Hydrothermally Synthesized ZnSnO3 Nanoflakes Based Low-Cost Sensing Device for High Performance CO2 Monitoring

This work reports a room temperature operative ZnSnO 3 nanoflakes-based CO 2 gas sensor. The perovskite ZnSnO 3 nanoflakes are synthesized by a one-pot hydrothermal technique. The prepared material was characterized via XRD, SEM, UV-visible spectroscopy, and DLS measurement for confirming the crystal structure, surface morphology, optical properties, and size distribution. The X-ray diffraction pattern revealed that ZnSnO 3 was in the orthorhombic phase and average crystallite size examined by the Scherrer formula was 8.05 nm.

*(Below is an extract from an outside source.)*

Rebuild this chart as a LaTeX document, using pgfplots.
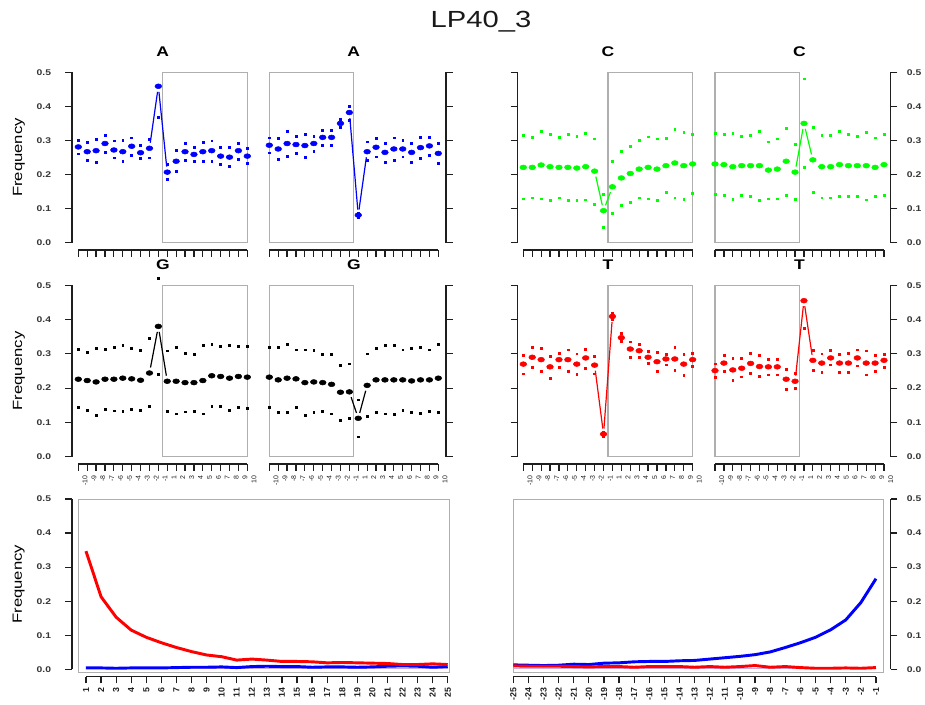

Optical studies were done by the UV–vis spectroscopy and a direct optical band gap was found to be 3.27 eV. The surface morphology of ZnSnO 3 was found to nanoflakes are almost uniform dimensions. The fabricated sensor device of ZnSnO 3 detected the CO 2 gas at room temperature (RT) for different concentrations. The best sensor response was found to be 4.93 for 1000 ppm of CO 2 whereas at 200 ppm the response and recovery times were found to be 5.92 s and 7.23 s respectively. HOMO-LUMO gap energy of ZnSnO 3 without and with interaction from CO 2 molecule was found 1.165 eV and 1.577 eV, respectively. DFT studies are used for a better understanding of sensing mechanisms.